Without the pictures, set down every line of the data exactly.

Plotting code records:
- - - - -
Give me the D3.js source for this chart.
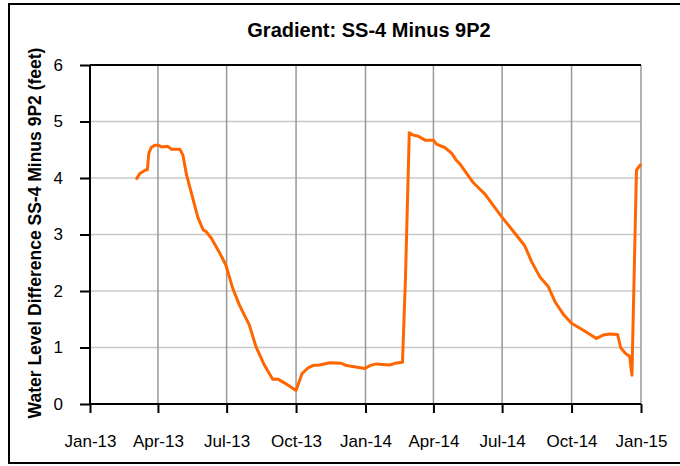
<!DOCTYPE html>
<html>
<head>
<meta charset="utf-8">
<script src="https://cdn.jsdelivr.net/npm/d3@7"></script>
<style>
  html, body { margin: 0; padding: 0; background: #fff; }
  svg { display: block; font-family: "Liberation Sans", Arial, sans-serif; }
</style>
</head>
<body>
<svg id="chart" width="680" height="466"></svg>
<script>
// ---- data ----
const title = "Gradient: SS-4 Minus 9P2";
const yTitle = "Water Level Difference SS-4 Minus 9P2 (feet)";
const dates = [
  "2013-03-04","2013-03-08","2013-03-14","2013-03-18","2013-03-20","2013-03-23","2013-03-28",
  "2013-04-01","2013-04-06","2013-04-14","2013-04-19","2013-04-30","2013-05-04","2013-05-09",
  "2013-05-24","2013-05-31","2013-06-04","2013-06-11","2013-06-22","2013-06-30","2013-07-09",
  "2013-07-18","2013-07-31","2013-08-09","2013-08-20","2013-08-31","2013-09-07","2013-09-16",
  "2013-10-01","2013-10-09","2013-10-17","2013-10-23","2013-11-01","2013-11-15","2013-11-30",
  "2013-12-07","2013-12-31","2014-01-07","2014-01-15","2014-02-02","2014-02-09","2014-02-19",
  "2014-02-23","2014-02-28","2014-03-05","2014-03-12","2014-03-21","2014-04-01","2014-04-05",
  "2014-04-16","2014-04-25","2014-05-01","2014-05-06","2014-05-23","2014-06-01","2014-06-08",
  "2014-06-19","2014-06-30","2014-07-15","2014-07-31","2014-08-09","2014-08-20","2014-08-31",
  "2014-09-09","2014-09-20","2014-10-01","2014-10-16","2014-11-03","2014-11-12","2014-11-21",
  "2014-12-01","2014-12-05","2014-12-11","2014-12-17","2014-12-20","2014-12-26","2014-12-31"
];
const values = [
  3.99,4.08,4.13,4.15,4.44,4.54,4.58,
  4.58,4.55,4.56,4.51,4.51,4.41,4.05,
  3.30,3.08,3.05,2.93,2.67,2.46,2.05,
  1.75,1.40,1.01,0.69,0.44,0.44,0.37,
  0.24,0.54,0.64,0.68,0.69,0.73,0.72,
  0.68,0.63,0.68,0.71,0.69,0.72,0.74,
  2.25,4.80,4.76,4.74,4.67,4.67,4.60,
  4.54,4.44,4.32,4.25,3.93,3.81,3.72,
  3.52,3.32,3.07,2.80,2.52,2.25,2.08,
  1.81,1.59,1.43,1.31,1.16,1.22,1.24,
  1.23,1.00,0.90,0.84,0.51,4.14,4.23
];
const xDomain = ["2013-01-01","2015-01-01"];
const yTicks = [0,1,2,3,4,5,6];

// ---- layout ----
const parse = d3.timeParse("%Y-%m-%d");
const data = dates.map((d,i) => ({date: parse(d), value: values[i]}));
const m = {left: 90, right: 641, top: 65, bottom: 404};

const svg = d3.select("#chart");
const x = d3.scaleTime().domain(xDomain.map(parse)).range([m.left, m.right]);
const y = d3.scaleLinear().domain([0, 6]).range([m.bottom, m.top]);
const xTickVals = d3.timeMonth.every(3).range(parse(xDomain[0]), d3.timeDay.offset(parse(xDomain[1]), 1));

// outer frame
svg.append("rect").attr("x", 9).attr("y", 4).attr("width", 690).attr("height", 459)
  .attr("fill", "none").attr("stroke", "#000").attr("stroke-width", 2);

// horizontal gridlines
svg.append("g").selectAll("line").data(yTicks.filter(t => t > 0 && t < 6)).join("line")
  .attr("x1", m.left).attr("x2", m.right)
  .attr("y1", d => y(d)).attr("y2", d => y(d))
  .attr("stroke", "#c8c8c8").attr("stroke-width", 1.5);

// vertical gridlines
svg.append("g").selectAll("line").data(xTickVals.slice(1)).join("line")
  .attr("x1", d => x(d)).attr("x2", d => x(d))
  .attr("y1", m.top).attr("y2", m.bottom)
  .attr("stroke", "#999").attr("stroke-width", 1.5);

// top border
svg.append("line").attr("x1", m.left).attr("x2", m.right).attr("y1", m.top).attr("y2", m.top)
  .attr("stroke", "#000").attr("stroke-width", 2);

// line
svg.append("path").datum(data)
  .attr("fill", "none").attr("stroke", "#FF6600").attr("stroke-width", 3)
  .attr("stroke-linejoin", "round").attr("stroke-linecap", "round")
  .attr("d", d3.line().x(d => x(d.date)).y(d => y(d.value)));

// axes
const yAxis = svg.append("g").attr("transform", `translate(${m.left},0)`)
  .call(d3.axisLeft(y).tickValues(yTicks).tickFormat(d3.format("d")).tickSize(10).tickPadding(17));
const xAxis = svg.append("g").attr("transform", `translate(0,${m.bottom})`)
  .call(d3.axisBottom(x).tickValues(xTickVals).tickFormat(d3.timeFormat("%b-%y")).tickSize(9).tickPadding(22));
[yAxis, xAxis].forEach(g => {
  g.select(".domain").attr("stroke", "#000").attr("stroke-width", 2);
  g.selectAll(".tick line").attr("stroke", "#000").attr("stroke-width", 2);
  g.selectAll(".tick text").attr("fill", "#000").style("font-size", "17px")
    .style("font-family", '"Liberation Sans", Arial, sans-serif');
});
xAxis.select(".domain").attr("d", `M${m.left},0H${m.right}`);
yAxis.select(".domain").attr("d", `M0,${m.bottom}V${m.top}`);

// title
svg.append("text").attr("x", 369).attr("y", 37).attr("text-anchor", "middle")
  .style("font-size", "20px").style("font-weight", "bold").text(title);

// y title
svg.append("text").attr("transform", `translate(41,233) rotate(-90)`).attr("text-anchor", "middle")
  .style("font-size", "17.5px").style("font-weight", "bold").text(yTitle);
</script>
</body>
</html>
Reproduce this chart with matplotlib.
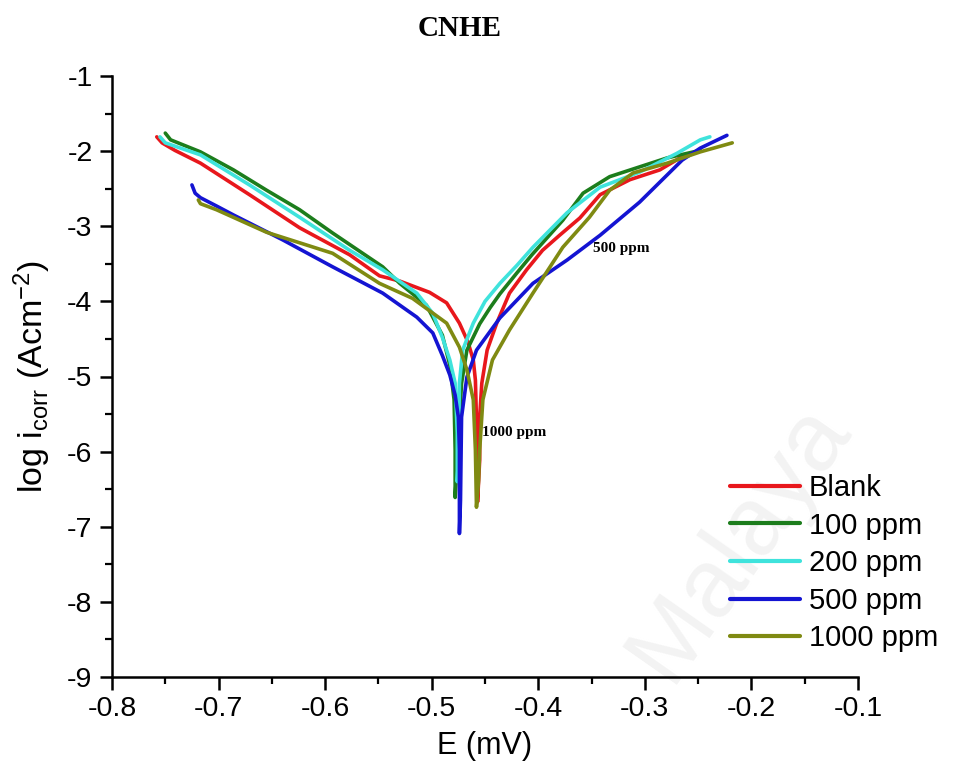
- - - - -
> _Expected answer_:
Give me the D3.js source for this chart.
<!DOCTYPE html>
<html>
<head>
<meta charset="utf-8">
<script src="https://cdn.jsdelivr.net/npm/d3@7"></script>
<style>
  html, body { margin: 0; padding: 0; background: #fff; }
  svg { display: block; font-family: "Liberation Sans", Arial, sans-serif; }
</style>
</head>
<body>
<svg id="chart" width="680" height="466"></svg>
<script>
// ---- data ----
const title = "Gradient: SS-4 Minus 9P2";
const yTitle = "Water Level Difference SS-4 Minus 9P2 (feet)";
const dates = [
  "2013-03-04","2013-03-08","2013-03-14","2013-03-18","2013-03-20","2013-03-23","2013-03-28",
  "2013-04-01","2013-04-06","2013-04-14","2013-04-19","2013-04-30","2013-05-04","2013-05-09",
  "2013-05-24","2013-05-31","2013-06-04","2013-06-11","2013-06-22","2013-06-30","2013-07-09",
  "2013-07-18","2013-07-31","2013-08-09","2013-08-20","2013-08-31","2013-09-07","2013-09-16",
  "2013-10-01","2013-10-09","2013-10-17","2013-10-23","2013-11-01","2013-11-15","2013-11-30",
  "2013-12-07","2013-12-31","2014-01-07","2014-01-15","2014-02-02","2014-02-09","2014-02-19",
  "2014-02-23","2014-02-28","2014-03-05","2014-03-12","2014-03-21","2014-04-01","2014-04-05",
  "2014-04-16","2014-04-25","2014-05-01","2014-05-06","2014-05-23","2014-06-01","2014-06-08",
  "2014-06-19","2014-06-30","2014-07-15","2014-07-31","2014-08-09","2014-08-20","2014-08-31",
  "2014-09-09","2014-09-20","2014-10-01","2014-10-16","2014-11-03","2014-11-12","2014-11-21",
  "2014-12-01","2014-12-05","2014-12-11","2014-12-17","2014-12-20","2014-12-26","2014-12-31"
];
const values = [
  3.99,4.08,4.13,4.15,4.44,4.54,4.58,
  4.58,4.55,4.56,4.51,4.51,4.41,4.05,
  3.30,3.08,3.05,2.93,2.67,2.46,2.05,
  1.75,1.40,1.01,0.69,0.44,0.44,0.37,
  0.24,0.54,0.64,0.68,0.69,0.73,0.72,
  0.68,0.63,0.68,0.71,0.69,0.72,0.74,
  2.25,4.80,4.76,4.74,4.67,4.67,4.60,
  4.54,4.44,4.32,4.25,3.93,3.81,3.72,
  3.52,3.32,3.07,2.80,2.52,2.25,2.08,
  1.81,1.59,1.43,1.31,1.16,1.22,1.24,
  1.23,1.00,0.90,0.84,0.51,4.14,4.23
];
const xDomain = ["2013-01-01","2015-01-01"];
const yTicks = [0,1,2,3,4,5,6];

// ---- layout ----
const parse = d3.timeParse("%Y-%m-%d");
const data = dates.map((d,i) => ({date: parse(d), value: values[i]}));
const m = {left: 90, right: 641, top: 65, bottom: 404};

const svg = d3.select("#chart");
const x = d3.scaleTime().domain(xDomain.map(parse)).range([m.left, m.right]);
const y = d3.scaleLinear().domain([0, 6]).range([m.bottom, m.top]);
const xTickVals = d3.timeMonth.every(3).range(parse(xDomain[0]), d3.timeDay.offset(parse(xDomain[1]), 1));

// outer frame
svg.append("rect").attr("x", 9).attr("y", 4).attr("width", 690).attr("height", 459)
  .attr("fill", "none").attr("stroke", "#000").attr("stroke-width", 2);

// horizontal gridlines
svg.append("g").selectAll("line").data(yTicks.filter(t => t > 0 && t < 6)).join("line")
  .attr("x1", m.left).attr("x2", m.right)
  .attr("y1", d => y(d)).attr("y2", d => y(d))
  .attr("stroke", "#c8c8c8").attr("stroke-width", 1.5);

// vertical gridlines
svg.append("g").selectAll("line").data(xTickVals.slice(1)).join("line")
  .attr("x1", d => x(d)).attr("x2", d => x(d))
  .attr("y1", m.top).attr("y2", m.bottom)
  .attr("stroke", "#999").attr("stroke-width", 1.5);

// top border
svg.append("line").attr("x1", m.left).attr("x2", m.right).attr("y1", m.top).attr("y2", m.top)
  .attr("stroke", "#000").attr("stroke-width", 2);

// line
svg.append("path").datum(data)
  .attr("fill", "none").attr("stroke", "#FF6600").attr("stroke-width", 3)
  .attr("stroke-linejoin", "round").attr("stroke-linecap", "round")
  .attr("d", d3.line().x(d => x(d.date)).y(d => y(d.value)));

// axes
const yAxis = svg.append("g").attr("transform", `translate(${m.left},0)`)
  .call(d3.axisLeft(y).tickValues(yTicks).tickFormat(d3.format("d")).tickSize(10).tickPadding(17));
const xAxis = svg.append("g").attr("transform", `translate(0,${m.bottom})`)
  .call(d3.axisBottom(x).tickValues(xTickVals).tickFormat(d3.timeFormat("%b-%y")).tickSize(9).tickPadding(22));
[yAxis, xAxis].forEach(g => {
  g.select(".domain").attr("stroke", "#000").attr("stroke-width", 2);
  g.selectAll(".tick line").attr("stroke", "#000").attr("stroke-width", 2);
  g.selectAll(".tick text").attr("fill", "#000").style("font-size", "17px")
    .style("font-family", '"Liberation Sans", Arial, sans-serif');
});
xAxis.select(".domain").attr("d", `M${m.left},0H${m.right}`);
yAxis.select(".domain").attr("d", `M0,${m.bottom}V${m.top}`);

// title
svg.append("text").attr("x", 369).attr("y", 37).attr("text-anchor", "middle")
  .style("font-size", "20px").style("font-weight", "bold").text(title);

// y title
svg.append("text").attr("transform", `translate(41,233) rotate(-90)`).attr("text-anchor", "middle")
  .style("font-size", "17.5px").style("font-weight", "bold").text(yTitle);
</script>
</body>
</html>
Reproduce this chart with matplotlib.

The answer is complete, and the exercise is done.